Fried, meanwhile, went into “mow down the Mets” mode. He retired five in a row after Canha’s homer, gave up a bunt single, and then retired the next six batters. He finished his night with a 6/0 K/BB ratio and the homer allowed in six innings of work; Bassitt pitched seven and had an 8/1 K/BB ratio with a hit-by-pitch and a homer allowed of his own.

In the bottom of the seventh, Tyler Matzek got two quick outs, and then foundered. He walked Jeff McNeil, hit James McCann with a pitch that bounced before it plunked him (?), and then issued another free pass on five pitches.

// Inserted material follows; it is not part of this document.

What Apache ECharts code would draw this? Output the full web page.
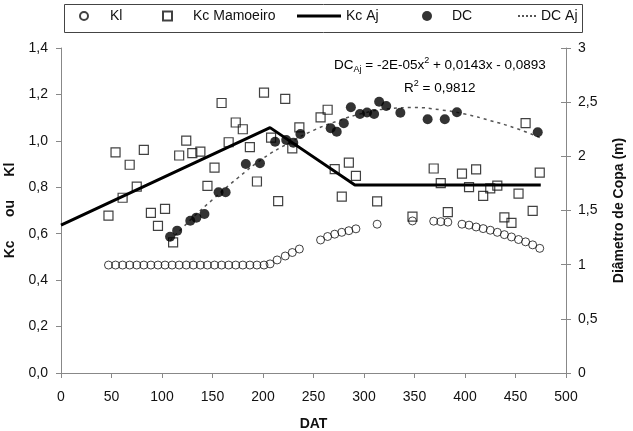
<!DOCTYPE html>
<html>
<head>
<meta charset="utf-8">
<script src="https://cdn.jsdelivr.net/npm/echarts@6/dist/echarts.min.js"></script>
<style>
html,body{margin:0;padding:0;background:#fff;}
#chart{width:633px;height:431px;}
</style>
</head>
<body>
<div id="chart"></div>
<script>
// ---- Data ----
const xTicks = [0, 50, 100, 150, 200, 250, 300, 350, 400, 450, 500];
const leftTicks = [0, 0.2, 0.4, 0.6, 0.8, 1.0, 1.2, 1.4];
const rightTicks = [0, 0.5, 1, 1.5, 2, 2.5, 3];

// Kl (open circles)
const klX = [47,54,61,68,75,82,89,96,103,110,117,124,131,138,145,152,159,166,173,180,187,194,201,
             207,214,222,229,236,
             257,264,271,278,285,292,
             313,348,369,376,383,
             397,404,411,418,425,432,439,446,453,460,467,474];
const klY = [0.465,0.465,0.465,0.465,0.465,0.465,0.465,0.465,0.465,0.465,0.465,0.465,0.465,0.465,0.465,0.465,0.465,0.465,0.465,0.465,0.465,0.465,0.465,
             0.470,0.487,0.504,0.519,0.534,
             0.573,0.588,0.598,0.606,0.613,0.621,
             0.641,0.655,0.654,0.652,0.650,
             0.641,0.637,0.629,0.622,0.615,0.606,0.596,0.586,0.575,0.565,0.552,0.537];

// Kc Mamoeiro (open squares)
const kcX = [47,54,61,68,75,82,89,96,103,111,117,124,130,138,145,152,159,166,173,180,187,194,201,208,215,222,229,236,
             257,264,271,278,285,292,313,348,369,376,383,397,404,411,418,425,432,439,446,453,460,467,474];
const kcY = [0.678,0.950,0.755,0.897,0.803,0.961,0.690,0.634,0.707,0.563,0.937,1.001,0.947,0.954,0.806,0.885,1.163,0.994,1.079,1.050,0.973,0.825,1.208,1.014,0.740,1.181,0.968,1.058,
             1.101,1.134,0.878,0.760,0.906,0.849,0.739,0.674,0.881,0.818,0.693,0.859,0.801,0.877,0.763,0.795,0.807,0.670,0.647,0.773,1.076,0.698,0.863];

// Kc Aj (solid line)
const kcAjX = [0, 207, 291, 475];
const kcAjY = [0.637, 1.057, 0.81, 0.81];

// DC (filled circles, right axis)
const dcX = [108,115,128,134,142,156,163,183,197,212,223,230,237,267,273,280,287,296,303,310,315,322,336,363,380,392,472];
const dcY = [1.258,1.314,1.406,1.434,1.468,1.668,1.668,1.929,1.936,2.135,2.151,2.126,2.206,2.259,2.227,2.305,2.453,2.391,2.405,2.391,2.504,2.465,2.403,2.342,2.342,2.407,2.222];

// DC Aj (dotted curve, right axis)
const dcAjX = [108,130,150,175,200,225,250,275,300,325,350,375,400,425,450,475];
const dcAjY = [1.22,1.43,1.60,1.80,1.98,2.12,2.24,2.33,2.40,2.44,2.45,2.43,2.39,2.33,2.26,2.17];

const seriesNames = ['Kl', 'Kc Mamoeiro', 'Kc Aj', 'DC', 'DC Aj'];
const eqLine1 = ['DC', 'Aj', ' = -2E-05x', '2', ' + 0,0143x - 0,0893'];
const eqLine2 = ['R', '2', ' = 0,9812'];
const leftName = 'Kc      ou      Kl';
const rightName = 'Diâmetro de Copa (m)';
const xName = 'DAT';

// ---- Build ----
const zip = (xs, ys) => xs.map((x, i) => [x, ys[i]]);
const FONT = 'Liberation Sans, Arial, sans-serif';
const comma = v => String(v).replace('.', ',');

const chart = echarts.init(document.getElementById('chart'), null, {renderer: 'canvas'});

const legendBase = (name, left, w, h, padLeft, extra) => Object.assign({
  data: [name], left: left, top: 9, itemWidth: w, itemHeight: h, padding: 0,
  selectedMode: false,
  textStyle: {fontFamily: FONT, fontSize: 14, color: '#111', padding: [0, 0, 0, padLeft]}
}, extra || {});

const option = {
  animation: false,
  backgroundColor: '#fff',
  grid: {left: 61, right: 67, top: 48, bottom: 58, containLabel: false, outerBoundsMode: 'none'},
  legend: [
    legendBase(seriesNames[0], 79, 8, 8, 17, {
      data: [{name: seriesNames[0], icon: 'circle'}]
    }),
    legendBase(seriesNames[1], 162, 9, 9, 16, {
      data: [{name: seriesNames[1], icon: 'path://M0,0L10,0L10,10L0,10Z'}]
    }),
    legendBase(seriesNames[2], 297, 44, 3, 0, {
      data: [{name: seriesNames[2], icon: 'path://M0,0L10,0L10,1L0,1Z'}],
      symbolKeepAspect: false, itemStyle: {color: '#000'}
    }),
    legendBase(seriesNames[3], 422, 10, 10, 15, {
      data: [{name: seriesNames[3], icon: 'circle'}]
    }),
    legendBase(seriesNames[4], 518, 18, 2, 0, {
      data: [{name: seriesNames[4], icon: 'path://M0,0h2v1h-2zM4,0h2v1h-2zM8,0h2v1h-2zM12,0h2v1h-2zM16,0h2v1h-2z'}],
      symbolKeepAspect: false, itemStyle: {color: '#555'}
    })
  ],
  xAxis: {
    type: 'value', min: 0, max: 500, interval: 50,
    name: xName, nameLocation: 'middle', nameGap: 44,
    nameTextStyle: {fontFamily: FONT, fontSize: 14, fontWeight: 'bold', color: '#111'},
    axisLine: {lineStyle: {color: '#888', width: 1}},
    axisTick: {show: true, length: 5, lineStyle: {color: '#888'}},
    axisLabel: {fontFamily: FONT, fontSize: 14, color: '#111', margin: 17,
      formatter: v => xTicks.includes(v) ? String(v) : ''},
    splitLine: {show: false}
  },
  yAxis: [
    {
      type: 'value', min: 0, max: 1.4, interval: 0.2, position: 'left',
      name: leftName, nameLocation: 'middle', nameGap: 33, nameRotate: 90,
      nameTextStyle: {fontFamily: FONT, fontSize: 14, fontWeight: 'bold', color: '#111'},
      axisLine: {show: true, lineStyle: {color: '#888', width: 1}},
      axisTick: {show: true, length: 5, lineStyle: {color: '#888'}},
      axisLabel: {fontFamily: FONT, fontSize: 14, color: '#111', margin: 13,
        formatter: v => leftTicks.some(t => Math.abs(t - v) < 1e-9) ? v.toFixed(1).replace('.', ',') : ''},
      splitLine: {show: false}
    },
    {
      type: 'value', min: 0, max: 3, interval: 0.5, position: 'right',
      name: rightName, nameLocation: 'middle', nameGap: 46, nameRotate: 90,
      nameTextStyle: {fontFamily: FONT, fontSize: 14, fontWeight: 'bold', color: '#111'},
      axisLine: {show: true, lineStyle: {color: '#888', width: 1}},
      axisTick: {show: true, length: 5, lineStyle: {color: '#888'}},
      axisLabel: {fontFamily: FONT, fontSize: 14, color: '#111', margin: 12,
        formatter: v => rightTicks.some(t => Math.abs(t - v) < 1e-9) ? comma(v) : ''},
      splitLine: {show: false}
    },
    {
      type: 'value', min: 0, max: 3, interval: 0.5, position: 'right', offset: 0,
      axisLine: {show: false},
      axisTick: {show: true, inside: true, length: 5, lineStyle: {color: '#888'}},
      axisLabel: {show: false},
      splitLine: {show: false}
    }
  ],
  series: [
    {
      name: seriesNames[0], type: 'scatter', yAxisIndex: 0, symbol: 'circle', symbolSize: 8,
      itemStyle: {color: 'rgba(255,255,255,0)', borderColor: '#111', borderWidth: 1},
      emphasis: {disabled: true}, data: zip(klX, klY), z: 3
    },
    {
      name: seriesNames[1], type: 'scatter', yAxisIndex: 0, symbol: 'rect', symbolSize: 9,
      itemStyle: {color: 'rgba(255,255,255,0)', borderColor: '#111', borderWidth: 1.2},
      emphasis: {disabled: true}, data: zip(kcX, kcY), z: 3
    },
    {
      name: seriesNames[3], type: 'scatter', yAxisIndex: 1, symbol: 'circle', symbolSize: 10,
      itemStyle: {color: '#000'},
      emphasis: {disabled: true}, data: zip(dcX, dcY), z: 4
    },
    {
      name: seriesNames[4], type: 'line', yAxisIndex: 1, smooth: true, symbol: 'none',
      lineStyle: {color: '#555', width: 1.5, type: [3, 4]}, itemStyle: {color: '#555'},
      emphasis: {disabled: true}, data: zip(dcAjX, dcAjY), z: 2
    },
    {
      name: seriesNames[2], type: 'line', yAxisIndex: 0, symbol: 'none',
      lineStyle: {color: '#000', width: 3}, itemStyle: {color: '#000'},
      emphasis: {disabled: true}, data: zip(kcAjX, kcAjY), z: 5
    }
  ],
  graphic: [
    {type: 'rect', left: 62, top: 2, shape: {width: 518, height: 28}, silent: true,
     style: {fill: 'none', stroke: '#444', lineWidth: 1}},
    {type: 'text', left: 334, top: 56, silent: true,
     style: {
       text: '{n|' + eqLine1[0] + '}{sub|' + eqLine1[1] + '}{n|' + eqLine1[2] + '}{sup|' + eqLine1[3] + '}{n|' + eqLine1[4] + '}',
       rich: {
         n: {fontFamily: FONT, fontSize: 13.5, color: '#111', lineHeight: 18, verticalAlign: 'middle'},
         sub: {fontFamily: FONT, fontSize: 9, color: '#111', lineHeight: 18, verticalAlign: 'bottom'},
         sup: {fontFamily: FONT, fontSize: 9, color: '#111', lineHeight: 18, verticalAlign: 'top'}
       }
     }},
    {type: 'text', left: 404, top: 79, silent: true,
     style: {
       text: '{n|' + eqLine2[0] + '}{sup|' + eqLine2[1] + '}{n|' + eqLine2[2] + '}',
       rich: {
         n: {fontFamily: FONT, fontSize: 13.5, color: '#111', lineHeight: 18, verticalAlign: 'middle'},
         sup: {fontFamily: FONT, fontSize: 9, color: '#111', lineHeight: 18, verticalAlign: 'top'}
       }
     }}
  ]
};
chart.setOption(option);
</script>
</body>
</html>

That was it for Matzek as Collin McHugh came on to face Canha, which resulted in the most anticlimactic bases-loaded, two-out, one-run game situation I can remember: McHugh threw Canha two cutters down the middle, which Canha took. He wasted a slider in the dirt, and then threw him a third cutter down the middle, which Canha hopelessly waved at. Threat over, one-run lead intact. It would soon grow.

Trevor May was the first guy out of the bullpen gates for the Mets following Bassitt, and he immediately walked Olson to start his night. With two outs, Albies followed with an infield single, setting up d’Arnaud’s second dunker:

This one wasn’t as silly as the first in some ways, as it was hit 85 mph and on a pitch that was inside but not egregiously so... but it had a hit probability below 30 percent. Still, the lead was now 5-2.

A.J. Minter worked a 1-2-3 eighth, and after the Braves struck out thrice in a row to Adam Ottavino, Kenley Jansen slammed the door in the ninth, working around a one-out single.

One thing that happened in this game was that Ronald Acuña Jr. hit a ball with a 1.000 (rounded) xBA, that was (of course) an out. Brandon Nimmo made a nice jumping catch on it, but again, it was a 1.000 xBA out. It is the first out with a hit probability of over 99.1 percent this season. Welcome to 2022, Acuña!

Anyway, the Braves started this series off on the right foot, and will try to make even more hay in tomorrow’s doubleheader. At least for tonight, though, things look a little better than they did yesterday, and d’Arnaud out-Metsed the Mets. Yay.